In Russland regiert die Angst
: Kommentar von Klaus-Helge Donath

In letzter Zeit war es um Anna Politkowskaja etwas ruhiger geworden. Zwar berichtete die engagierte Journalistin weiterhin über Folter, Entführungen und Morde im Kaukasus, doch ihre Leserschaft blieb auf die Zeitung Nowaja Gaseta beschränkt. Aus dem staatlichen Fernsehen und Rundfunk war die mutige Reporterin längst verbannt. Auch ihre Bücher wollte niemand mehr veröffentlichen. Die Angst vor Vergeltung sitzt tief in Russland: Niemand lehnt sich mehr aus dem Fenster, man schaut weg und verfällt in Gleichgültigkeit. Mit Politkowskaja ist das andere, das moralische Russland nun endgültig gestorben.

Das Kalkül des Kreml ist aufgegangen. Die Verbrechen im Nordkaukasus werden verschwiegen und verdrängt oder mit Stabilität gleichgesetzt. Auch der Westen hat sich davon einlullen lassen: Das Thema ist von der mit Russland gemeinsamen Agenda verschwunden. Stattdessen herrscht im Westen Angst – nicht zuletzt vor der Rache eines neuen, selbstbewussten Moskau, das den Energiehahn zudrehen könnte, wenn es wegen seiner menschenverachtenden Politik im Innern und gegenüber seinen Nachbarn kritisiert wird. Auch die westliche Geschäftswelt spielt mit und verharmlost wider besseres Wissen. Sie hofft in der boomenden und hungrigen russischen Wirtschaft auf einen satten Extraprofit.

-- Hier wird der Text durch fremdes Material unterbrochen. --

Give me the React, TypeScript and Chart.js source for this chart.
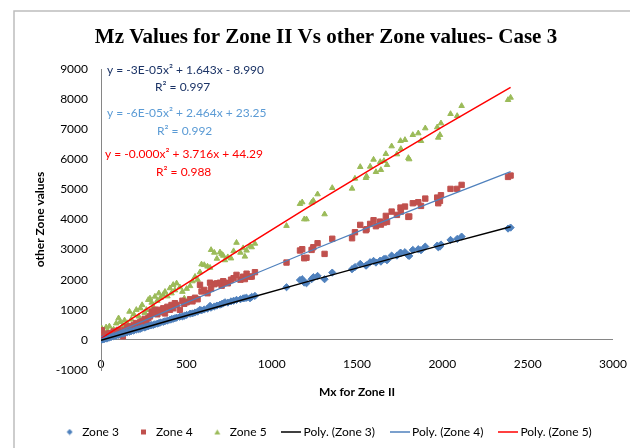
import { useEffect, useRef } from 'react';
import { Chart, registerables } from 'chart.js';

Chart.register(...registerables);

// Mx for Zone II (shared x values)
const mxZoneII = [
  5, 12, 20, 30, 39, 49, 59, 74, 89, 103, 113, 128, 138, 153, 167, 177, 192, 207, 221, 231,
  241, 256, 266, 277, 287, 297, 307, 316, 330, 339, 349, 365, 375, 389, 404, 413, 423, 433, 443, 462,
  477, 488, 502, 522, 536, 551, 566, 580, 589, 605, 624, 639, 645, 664, 679, 697, 707, 716, 726, 743,
  762, 777, 794, 817, 833, 843, 853, 873, 883, 902,
  1087, 1166, 1179, 1191, 1204, 1234, 1244, 1269, 1310, 1355,
  1471, 1488, 1519, 1552, 1556, 1577, 1597, 1611, 1636, 1640, 1658, 1669, 1676, 1703, 1734, 1755, 1757, 1781,
  1801, 1806, 1827, 1859, 1875, 1900, 1970, 1976, 1986, 1992, 2048, 2087, 2113, 2385, 2400,
];

const zone3 = [
  10, 20, 30, 45, 60, 80, 95, 120, 140, 170, 185, 210, 225, 250, 270, 290, 310, 340, 360, 370,
  400, 410, 440, 450, 480, 490, 500, 520, 540, 560, 580, 600, 620, 640, 670, 690, 700, 720, 740, 770,
  780, 800, 830, 870, 880, 910, 940, 997, 980, 1010, 1040, 1130, 1070, 1110, 1140, 1170, 1190, 1210, 1250, 1240,
  1280, 1300, 1330, 1350, 1380, 1390, 1400, 1384, 1430, 1462,
  1750, 1990, 2016, 1904, 1882, 2016, 2083, 2126, 2016, 2236,
  2349, 2420, 2525, 2469, 2480, 2581, 2625, 2569, 2635, 2600, 2690, 2691, 2647, 2801, 2801, 2900, 2880, 2913,
  2801, 2790, 2990, 3013, 2980, 3100, 3133, 3080, 3100, 3170, 3322, 3355, 3432, 3698, 3731,
];

const zone4 = [
  320, 60, 150, 200, 100, 220, 150, 280, 200, 330, 250, 120, 330, 420, 450, 380, 500, 560, 480, 600,
  620, 700, 560, 720, 780, 940, 880, 1000, 850, 1000, 920, 1050, 880, 1100, 1000, 1160, 1050, 1220, 1160, 1000,
  1300, 1200, 1250, 1350, 1280, 1400, 1350, 1830, 1610, 1660, 1550, 1900, 1700, 1850, 1880, 1900, 1800, 1950, 1900, 1880,
  2000, 2050, 2160, 2000, 2100, 2020, 2200, 2100, 2104, 2250,
  2570, 2970, 3013, 2713, 2730, 2990, 3079, 3211, 2857, 3360,
  3378, 3577, 3821, 3644, 3677, 3854, 3976, 3777, 3930, 3831, 3900, 4120, 3920, 4263, 4153, 4396, 4263, 4430,
  4086, 4100, 4540, 4574, 4452, 4695, 4728, 4540, 4618, 4806, 5017, 5017, 5150, 5415, 5460,
];

const zone5 = [
  380, 150, 250, 420, 300, 450, 200, 350, 550, 720, 600, 480, 650, 560, 940, 680, 850, 1000, 780, 1050,
  1160, 900, 1000, 1330, 1380, 1240, 1100, 1440, 1300, 1550, 1400, 1500, 1600, 1450, 1720, 1550, 1830, 1650, 1880, 1750,
  1600, 1380, 1700, 1790, 1950, 2100, 2000, 2250, 2510, 2490, 2440, 2400, 2990, 2900, 2700, 2910, 2850, 2800, 2650, 2750,
  2710, 2950, 3230, 2900, 3050, 2770, 2970, 3120, 3080, 3200,
  3790, 4520, 4574, 4010, 4010, 4562, 4628, 4840, 4176, 5050,
  5028, 5360, 5748, 5382, 5437, 5759, 5991, 5581, 5914, 5648, 5947, 6179, 5814, 6434, 6169, 6611, 6346, 6645,
  6047, 6003, 6811, 6866, 6611, 7032, 7066, 6722, 6811, 7198, 7508, 7442, 7774, 7973, 8050,
];

// Polynomial trendlines
const trendX = [0, 400, 800, 1200, 1600, 2000, 2400];
const poly3 = [-9, 643, 1286, 1919, 2543, 3157, 3761];
const poly4 = [23, 999, 1956, 2894, 3812, 4711, 5591];
const poly5 = [44, 1515, 2953, 4360, 5734, 7076, 8387];

const seriesNames = ['Zone 3', 'Zone 4', 'Zone 5', 'Poly. (Zone 3)', 'Poly. (Zone 4)', 'Poly. (Zone 5)'];
const equationLines = [
  'y = -3E-05x² + 1.643x - 8.990',
  'R² = 0.997',
  'y = -6E-05x² + 2.464x + 23.25',
  'R² = 0.992',
  'y = -0.000x² + 3.716x + 44.29',
  'R² = 0.988',
];
const chartTitle = 'Mz Values for Zone II Vs other Zone values- Case 3';
const xTitle = 'Mx for Zone II';
const yTitle = 'other Zone values';

const SANS = 'Lato, "Open Sans", sans-serif';

const C3 = '#4F81BD';
const C4 = '#C0504D';
const C5 = '#9BBB59';

const framePlugin = {
  id: 'frame',
  beforeDraw(chart: any) {
    const ctx = chart.ctx;
    ctx.save();
    ctx.fillStyle = '#ffffff';
    ctx.fillRect(0, 0, chart.width, chart.height);
    ctx.strokeStyle = '#BDBDBD';
    ctx.lineWidth = 1.5;
    ctx.beginPath();
    ctx.moveTo(14, chart.height);
    ctx.lineTo(14, 11);
    ctx.lineTo(chart.width, 11);
    ctx.stroke();
    ctx.restore();
  },
};

const titlePlugin = {
  id: 'customTitle',
  afterDraw(chart: any) {
    const ctx = chart.ctx;
    ctx.save();
    ctx.font = 'bold 21px "Liberation Serif", "Times New Roman", serif';
    ctx.fillStyle = '#000000';
    ctx.textAlign = 'center';
    ctx.textBaseline = 'middle';
    ctx.fillText(chartTitle, 326, 38);
    ctx.restore();
  },
};

const eqColors = ['#1B3366', '#1B3366', '#5B9BD5', '#5B9BD5', '#FF0000', '#FF0000'];
const eqPos: [number, number][] = [
  [107, 70], [155, 87], [107, 113], [157, 131], [105, 154], [156, 172],
];

const equationPlugin = {
  id: 'equations',
  afterDatasetsDraw(chart: any) {
    const ctx = chart.ctx;
    ctx.save();
    ctx.font = '12px ' + SANS;
    ctx.textAlign = 'left';
    ctx.textBaseline = 'middle';
    equationLines.forEach((t, i) => {
      ctx.fillStyle = eqColors[i];
      ctx.fillText(t, eqPos[i][0], eqPos[i][1]);
    });
    ctx.restore();
  },
};

function makeIcon(kind: string, color: string): HTMLCanvasElement {
  const c = document.createElement('canvas');
  if (kind === 'line') {
    c.width = 20; c.height = 4;
    const g = c.getContext('2d')!;
    g.strokeStyle = color; g.lineWidth = 1.5;
    g.beginPath(); g.moveTo(0, 2); g.lineTo(20, 2); g.stroke();
    return c;
  }
  c.width = 7; c.height = 7;
  const g = c.getContext('2d')!;
  g.fillStyle = color;
  g.beginPath();
  if (kind === 'diamond') {
    g.moveTo(3.5, 0.5); g.lineTo(6.5, 3.5); g.lineTo(3.5, 6.5); g.lineTo(0.5, 3.5);
  } else if (kind === 'square') {
    g.rect(1, 1, 5, 5);
  } else {
    g.moveTo(3.5, 1); g.lineTo(6.5, 6); g.lineTo(0.5, 6);
  }
  g.closePath(); g.fill();
  return c;
}

export default function App() {
  const ref = useRef<HTMLCanvasElement>(null);

  useEffect(() => {
    const canvas = ref.current;
    if (!canvas) return;

    const icons = [
      makeIcon('diamond', C3), makeIcon('square', C4), makeIcon('triangle', C5),
      makeIcon('line', '#000000'), makeIcon('line', C3), makeIcon('line', '#FF0000'),
    ];

    const pts = (ys: number[]) => mxZoneII.map((x, i) => ({ x, y: ys[i] }));
    const tpts = (ys: number[]) => trendX.map((x, i) => ({ x, y: ys[i] }));

    const scatterDs = (label: string, data: any[], color: string, style: string, radius: number, order: number) => ({
      label,
      data,
      showLine: false,
      pointStyle: style,
      pointRadius: radius,
      pointBackgroundColor: color,
      pointBorderColor: color,
      pointBorderWidth: 1,
      backgroundColor: color,
      borderColor: color,
      order,
    });
    const lineDs = (label: string, data: any[], color: string, width: number, order: number) => ({
      label,
      data,
      showLine: true,
      fill: false,
      tension: 0,
      borderColor: color,
      borderWidth: width,
      backgroundColor: color,
      pointRadius: 0,
      pointHoverRadius: 0,
      pointStyle: 'line',
      pointBorderColor: color,
      pointBackgroundColor: color,
      pointBorderWidth: width,
      order,
    });

    const tickFont = { family: SANS, size: 12 };
    const titleFont = { family: SANS, size: 12, weight: 'bold' as const };

    const chart = new Chart(canvas, {
      type: 'scatter',
      data: {
        datasets: [
          scatterDs(seriesNames[0], pts(zone3), C3, 'rectRot', 3.6, 10),
          scatterDs(seriesNames[1], pts(zone4), C4, 'rect', 3.8, 11),
          scatterDs(seriesNames[2], pts(zone5), C5, 'triangle', 3.2, 12),
          lineDs(seriesNames[3], tpts(poly3), '#000000', 1.5, 1),
          lineDs(seriesNames[4], tpts(poly4), C3, 1.2, 2),
          lineDs(seriesNames[5], tpts(poly5), '#FF0000', 1.5, 3),
        ] as any,
      },
      options: {
        animation: false,
        responsive: false,
        devicePixelRatio: 1,
        events: [],
        layout: { padding: { left: 42, right: 17, top: 69, bottom: 0 } },
        scales: {
          x: {
            type: 'linear',
            min: 0,
            max: 3000,
            ticks: {
              stepSize: 500, mirror: true, padding: -1, font: tickFont, color: '#000000', maxRotation: 0,
              callback: (v: any) => String(v),
            },
            grid: { display: false, drawTicks: false },
            border: { display: false },
            title: { display: true, text: xTitle, font: titleFont, color: '#000000', padding: { top: 0, bottom: 8.8 } },
            afterFit: (s: any) => { s.height = 38; },
          },
          y: {
            type: 'linear',
            min: -1000,
            max: 9000,
            ticks: { stepSize: 1000, padding: 13, font: tickFont, color: '#000000', callback: (v: any) => String(v) },
            grid: {
              drawTicks: false,
              lineWidth: 1,
              color: (c: any) => (c.tick && c.tick.value === 0 ? '#868686' : 'rgba(0,0,0,0)'),
            },
            border: { display: true, color: '#868686', width: 1 },
            title: { display: true, text: yTitle, font: titleFont, color: '#000000', padding: { top: -9.2, bottom: 0 } },
            afterFit: (s: any) => { s.width = 59; },
          },
        },
        plugins: {
          title: { display: false },
          tooltip: { enabled: false },
          legend: {
            display: true,
            position: 'bottom',
            labels: {
              usePointStyle: true,
              pointStyleWidth: 13,
              boxHeight: 7,
              padding: 18,
              font: { family: SANS, size: 12 },
              color: '#000000',
              sort: (a: any, b: any) => a.datasetIndex - b.datasetIndex,
              generateLabels: (ch: any) => {
                const items = (Chart.defaults.plugins.legend.labels.generateLabels as any)(ch);
                return items.map((it: any) => ({ ...it, pointStyle: icons[it.datasetIndex] }));
              },
            },
          },
        },
      } as any,
      plugins: [framePlugin, titlePlugin, equationPlugin],
    });

    return () => chart.destroy();
  }, []);

  return (
    <div style={{ position: 'fixed', left: 0, top: 0, width: 630, height: 448, background: '#fff' }}>
      <canvas ref={ref} width={630} height={448} style={{ display: 'block', width: 630, height: 448 }} />
    </div>
  );
}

Dabei wird übersehen, dass auch im Vergleich zu früher sattere Bürger noch kein stabiles Russland machen: Denn Staat und Gesellschaft führen wieder jeweils ihr Eigenleben. Die politische Kaste operiert im Interesse von Machterhaltung und Umverteilung mit vielfältigen Feindbildern, seien es Tschetschenen, Georgier oder wer auch immer. Vergessen ist, dass die Sowjetunion einst durch das Schüren ethnischer Konflikte und einen plötzlich sinkenden Ölpreis zugrunde ging.

Doch Moskau hat kein historisches Gewissen. Unter Wladimir Putin ist ein System von Willkür und Gewalt entstanden, Verrohung hat die gesamte Gesellschaft heimgesucht. Dagegen ist Putin selbst letztlich machtlos. Sollte sich das eines Tages entladen, wird in Russland der Mob die Macht an sich reißen. Und im Vergleich dazu wird der Kremlchef dann in der Tat ein „lupenreiner Demokrat“ gewesen sein.